▶ What needs to be done
In the entries below, find the line containing "What React, TypeScript" and the line containing "CJK SC', 'Noto". Copy those two lines and everything between them exactly, and only that.

▶ Data section
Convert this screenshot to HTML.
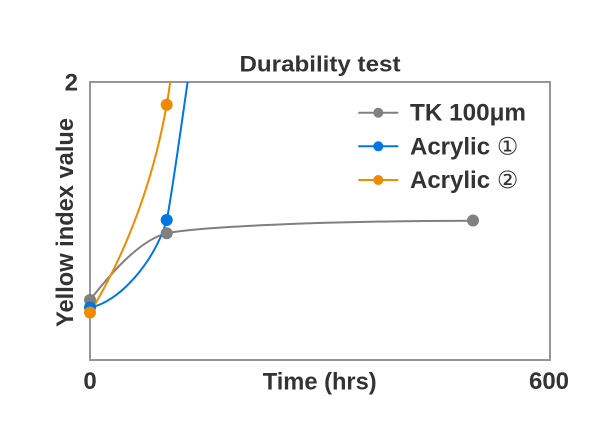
---
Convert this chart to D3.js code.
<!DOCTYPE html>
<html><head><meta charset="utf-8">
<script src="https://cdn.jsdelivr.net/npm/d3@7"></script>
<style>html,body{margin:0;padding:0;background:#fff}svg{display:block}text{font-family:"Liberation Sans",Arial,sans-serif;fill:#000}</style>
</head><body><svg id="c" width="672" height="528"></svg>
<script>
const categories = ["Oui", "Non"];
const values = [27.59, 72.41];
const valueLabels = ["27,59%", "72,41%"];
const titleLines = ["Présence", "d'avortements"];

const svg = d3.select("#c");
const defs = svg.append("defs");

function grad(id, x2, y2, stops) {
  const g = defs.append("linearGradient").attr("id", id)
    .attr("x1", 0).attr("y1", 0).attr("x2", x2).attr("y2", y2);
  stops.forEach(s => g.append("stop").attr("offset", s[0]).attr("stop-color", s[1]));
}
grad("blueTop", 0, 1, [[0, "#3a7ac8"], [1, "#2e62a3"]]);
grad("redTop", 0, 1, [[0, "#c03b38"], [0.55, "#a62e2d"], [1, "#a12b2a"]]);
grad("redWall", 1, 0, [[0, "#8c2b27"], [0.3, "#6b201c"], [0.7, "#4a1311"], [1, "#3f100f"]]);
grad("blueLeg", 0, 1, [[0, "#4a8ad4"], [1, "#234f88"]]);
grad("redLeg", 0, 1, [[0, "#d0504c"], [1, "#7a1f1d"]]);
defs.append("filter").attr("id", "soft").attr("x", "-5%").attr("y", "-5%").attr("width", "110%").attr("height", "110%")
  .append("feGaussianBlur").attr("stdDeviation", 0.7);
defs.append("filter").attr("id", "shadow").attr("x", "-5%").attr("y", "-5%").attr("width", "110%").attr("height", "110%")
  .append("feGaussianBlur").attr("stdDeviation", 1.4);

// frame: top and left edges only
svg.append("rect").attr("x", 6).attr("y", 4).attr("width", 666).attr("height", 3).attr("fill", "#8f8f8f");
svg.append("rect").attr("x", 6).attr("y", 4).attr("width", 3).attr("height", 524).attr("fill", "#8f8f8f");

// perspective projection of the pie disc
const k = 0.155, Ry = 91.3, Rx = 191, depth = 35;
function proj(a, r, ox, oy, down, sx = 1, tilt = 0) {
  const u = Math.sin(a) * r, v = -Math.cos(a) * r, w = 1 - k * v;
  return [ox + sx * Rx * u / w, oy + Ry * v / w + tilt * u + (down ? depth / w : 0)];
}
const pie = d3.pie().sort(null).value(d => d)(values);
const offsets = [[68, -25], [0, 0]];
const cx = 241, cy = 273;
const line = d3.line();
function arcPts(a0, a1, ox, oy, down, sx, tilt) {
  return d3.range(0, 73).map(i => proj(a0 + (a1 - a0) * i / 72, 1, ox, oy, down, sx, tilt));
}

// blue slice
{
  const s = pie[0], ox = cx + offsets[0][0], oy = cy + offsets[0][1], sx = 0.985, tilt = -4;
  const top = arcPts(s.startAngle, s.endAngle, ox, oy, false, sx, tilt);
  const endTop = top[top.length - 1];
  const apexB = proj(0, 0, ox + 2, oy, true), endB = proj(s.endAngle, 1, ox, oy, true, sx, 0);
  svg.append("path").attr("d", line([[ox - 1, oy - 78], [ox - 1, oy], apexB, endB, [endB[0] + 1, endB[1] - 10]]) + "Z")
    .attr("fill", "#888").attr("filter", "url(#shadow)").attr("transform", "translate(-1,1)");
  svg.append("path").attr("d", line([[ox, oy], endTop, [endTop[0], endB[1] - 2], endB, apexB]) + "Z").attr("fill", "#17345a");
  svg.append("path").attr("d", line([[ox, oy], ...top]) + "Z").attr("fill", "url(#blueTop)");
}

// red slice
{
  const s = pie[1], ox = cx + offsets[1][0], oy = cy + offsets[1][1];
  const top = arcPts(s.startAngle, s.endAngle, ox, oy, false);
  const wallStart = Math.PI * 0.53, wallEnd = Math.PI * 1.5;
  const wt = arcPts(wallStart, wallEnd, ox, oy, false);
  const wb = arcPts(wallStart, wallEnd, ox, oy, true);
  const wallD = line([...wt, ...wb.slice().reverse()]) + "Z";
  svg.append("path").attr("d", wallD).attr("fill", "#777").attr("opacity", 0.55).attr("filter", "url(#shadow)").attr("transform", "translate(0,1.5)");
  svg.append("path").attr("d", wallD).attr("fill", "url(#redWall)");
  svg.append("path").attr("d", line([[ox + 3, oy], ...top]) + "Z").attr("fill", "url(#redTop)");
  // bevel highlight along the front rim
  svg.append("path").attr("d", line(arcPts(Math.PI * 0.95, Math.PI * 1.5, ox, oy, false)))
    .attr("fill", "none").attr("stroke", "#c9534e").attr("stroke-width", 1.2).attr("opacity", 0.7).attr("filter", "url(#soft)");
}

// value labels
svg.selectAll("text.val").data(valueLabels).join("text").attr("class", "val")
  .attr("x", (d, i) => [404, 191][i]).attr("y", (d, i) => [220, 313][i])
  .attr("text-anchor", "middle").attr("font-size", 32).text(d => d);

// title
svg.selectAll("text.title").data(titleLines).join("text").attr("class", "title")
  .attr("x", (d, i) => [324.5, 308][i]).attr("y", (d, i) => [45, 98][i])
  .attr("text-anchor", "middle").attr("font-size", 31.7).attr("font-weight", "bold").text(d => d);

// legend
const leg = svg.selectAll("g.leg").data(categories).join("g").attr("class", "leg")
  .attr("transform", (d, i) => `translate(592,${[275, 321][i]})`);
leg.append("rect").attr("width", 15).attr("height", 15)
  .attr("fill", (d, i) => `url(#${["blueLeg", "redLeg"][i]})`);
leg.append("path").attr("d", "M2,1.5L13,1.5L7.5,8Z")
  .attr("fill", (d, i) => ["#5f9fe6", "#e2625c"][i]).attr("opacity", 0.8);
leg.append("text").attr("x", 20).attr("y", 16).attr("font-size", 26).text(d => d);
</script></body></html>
* * *
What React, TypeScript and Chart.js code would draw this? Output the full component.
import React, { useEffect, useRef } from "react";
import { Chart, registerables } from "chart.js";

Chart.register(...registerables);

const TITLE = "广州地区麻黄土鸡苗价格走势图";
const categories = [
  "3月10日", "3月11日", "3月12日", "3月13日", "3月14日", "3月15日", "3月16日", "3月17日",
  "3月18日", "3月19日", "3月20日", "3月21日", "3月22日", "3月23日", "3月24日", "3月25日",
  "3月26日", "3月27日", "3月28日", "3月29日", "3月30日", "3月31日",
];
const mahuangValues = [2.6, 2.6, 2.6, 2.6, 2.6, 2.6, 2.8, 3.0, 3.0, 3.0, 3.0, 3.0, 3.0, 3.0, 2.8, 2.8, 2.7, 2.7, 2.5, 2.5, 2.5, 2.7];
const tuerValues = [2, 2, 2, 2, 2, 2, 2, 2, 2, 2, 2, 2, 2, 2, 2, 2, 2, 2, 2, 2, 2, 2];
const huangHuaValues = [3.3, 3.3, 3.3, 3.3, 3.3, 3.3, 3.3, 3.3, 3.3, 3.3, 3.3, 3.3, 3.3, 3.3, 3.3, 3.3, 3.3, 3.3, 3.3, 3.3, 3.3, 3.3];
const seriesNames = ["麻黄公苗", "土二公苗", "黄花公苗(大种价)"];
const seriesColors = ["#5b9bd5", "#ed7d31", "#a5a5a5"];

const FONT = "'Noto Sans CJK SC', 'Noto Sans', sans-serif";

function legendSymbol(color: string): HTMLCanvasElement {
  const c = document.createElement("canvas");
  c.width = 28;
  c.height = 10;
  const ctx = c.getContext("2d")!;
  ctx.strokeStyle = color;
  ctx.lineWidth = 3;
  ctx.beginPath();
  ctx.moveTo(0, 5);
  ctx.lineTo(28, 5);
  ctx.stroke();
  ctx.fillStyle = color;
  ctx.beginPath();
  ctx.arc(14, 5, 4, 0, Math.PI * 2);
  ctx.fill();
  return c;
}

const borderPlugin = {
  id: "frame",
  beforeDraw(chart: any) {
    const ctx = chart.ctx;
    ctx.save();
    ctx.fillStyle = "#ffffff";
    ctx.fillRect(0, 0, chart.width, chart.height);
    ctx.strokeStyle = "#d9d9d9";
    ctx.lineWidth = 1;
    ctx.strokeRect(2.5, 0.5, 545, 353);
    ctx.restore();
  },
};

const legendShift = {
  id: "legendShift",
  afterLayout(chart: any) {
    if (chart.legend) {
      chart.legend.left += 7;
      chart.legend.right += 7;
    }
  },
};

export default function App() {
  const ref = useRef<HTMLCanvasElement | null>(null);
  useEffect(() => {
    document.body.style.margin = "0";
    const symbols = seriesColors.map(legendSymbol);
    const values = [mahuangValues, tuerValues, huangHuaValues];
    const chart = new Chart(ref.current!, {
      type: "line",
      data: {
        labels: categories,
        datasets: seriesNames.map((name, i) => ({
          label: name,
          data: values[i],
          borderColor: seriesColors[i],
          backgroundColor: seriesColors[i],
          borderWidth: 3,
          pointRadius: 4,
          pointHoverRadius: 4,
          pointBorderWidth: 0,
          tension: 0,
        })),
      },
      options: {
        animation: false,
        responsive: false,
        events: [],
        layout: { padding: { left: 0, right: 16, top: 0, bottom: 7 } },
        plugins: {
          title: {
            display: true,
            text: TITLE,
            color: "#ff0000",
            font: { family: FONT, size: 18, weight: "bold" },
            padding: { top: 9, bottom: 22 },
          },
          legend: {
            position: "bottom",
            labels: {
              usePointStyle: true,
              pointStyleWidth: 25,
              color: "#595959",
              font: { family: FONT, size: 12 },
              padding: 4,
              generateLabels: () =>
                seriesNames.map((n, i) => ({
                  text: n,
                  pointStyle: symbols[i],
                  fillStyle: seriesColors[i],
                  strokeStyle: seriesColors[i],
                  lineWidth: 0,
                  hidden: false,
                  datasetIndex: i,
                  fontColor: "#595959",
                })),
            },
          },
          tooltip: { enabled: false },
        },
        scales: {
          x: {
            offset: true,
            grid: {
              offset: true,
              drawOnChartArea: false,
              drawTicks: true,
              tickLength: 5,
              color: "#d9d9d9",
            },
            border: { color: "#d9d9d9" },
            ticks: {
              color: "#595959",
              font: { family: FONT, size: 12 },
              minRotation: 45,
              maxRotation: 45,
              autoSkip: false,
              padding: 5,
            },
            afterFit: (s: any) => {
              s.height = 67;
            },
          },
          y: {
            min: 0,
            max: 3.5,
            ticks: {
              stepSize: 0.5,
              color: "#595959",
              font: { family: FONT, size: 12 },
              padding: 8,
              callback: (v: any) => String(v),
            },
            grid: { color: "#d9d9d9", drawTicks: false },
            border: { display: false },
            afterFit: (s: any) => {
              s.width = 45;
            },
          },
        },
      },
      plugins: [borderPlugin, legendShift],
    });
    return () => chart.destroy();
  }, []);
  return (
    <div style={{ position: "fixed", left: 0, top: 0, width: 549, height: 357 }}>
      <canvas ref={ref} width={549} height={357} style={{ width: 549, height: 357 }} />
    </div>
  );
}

▶ Response to this exercise
What React, TypeScript and Chart.js code would draw this? Output the full component.
import React, { useEffect, useRef } from "react";
import { Chart, registerables } from "chart.js";

Chart.register(...registerables);

const TITLE = "广州地区麻黄土鸡苗价格走势图";
const categories = [
  "3月10日", "3月11日", "3月12日", "3月13日", "3月14日", "3月15日", "3月16日", "3月17日",
  "3月18日", "3月19日", "3月20日", "3月21日", "3月22日", "3月23日", "3月24日", "3月25日",
  "3月26日", "3月27日", "3月28日", "3月29日", "3月30日", "3月31日",
];
const mahuangValues = [2.6, 2.6, 2.6, 2.6, 2.6, 2.6, 2.8, 3.0, 3.0, 3.0, 3.0, 3.0, 3.0, 3.0, 2.8, 2.8, 2.7, 2.7, 2.5, 2.5, 2.5, 2.7];
const tuerValues = [2, 2, 2, 2, 2, 2, 2, 2, 2, 2, 2, 2, 2, 2, 2, 2, 2, 2, 2, 2, 2, 2];
const huangHuaValues = [3.3, 3.3, 3.3, 3.3, 3.3, 3.3, 3.3, 3.3, 3.3, 3.3, 3.3, 3.3, 3.3, 3.3, 3.3, 3.3, 3.3, 3.3, 3.3, 3.3, 3.3, 3.3];
const seriesNames = ["麻黄公苗", "土二公苗", "黄花公苗(大种价)"];
const seriesColors = ["#5b9bd5", "#ed7d31", "#a5a5a5"];

const FONT = "'Noto Sans CJK SC', 'Noto Sans', sans-serif";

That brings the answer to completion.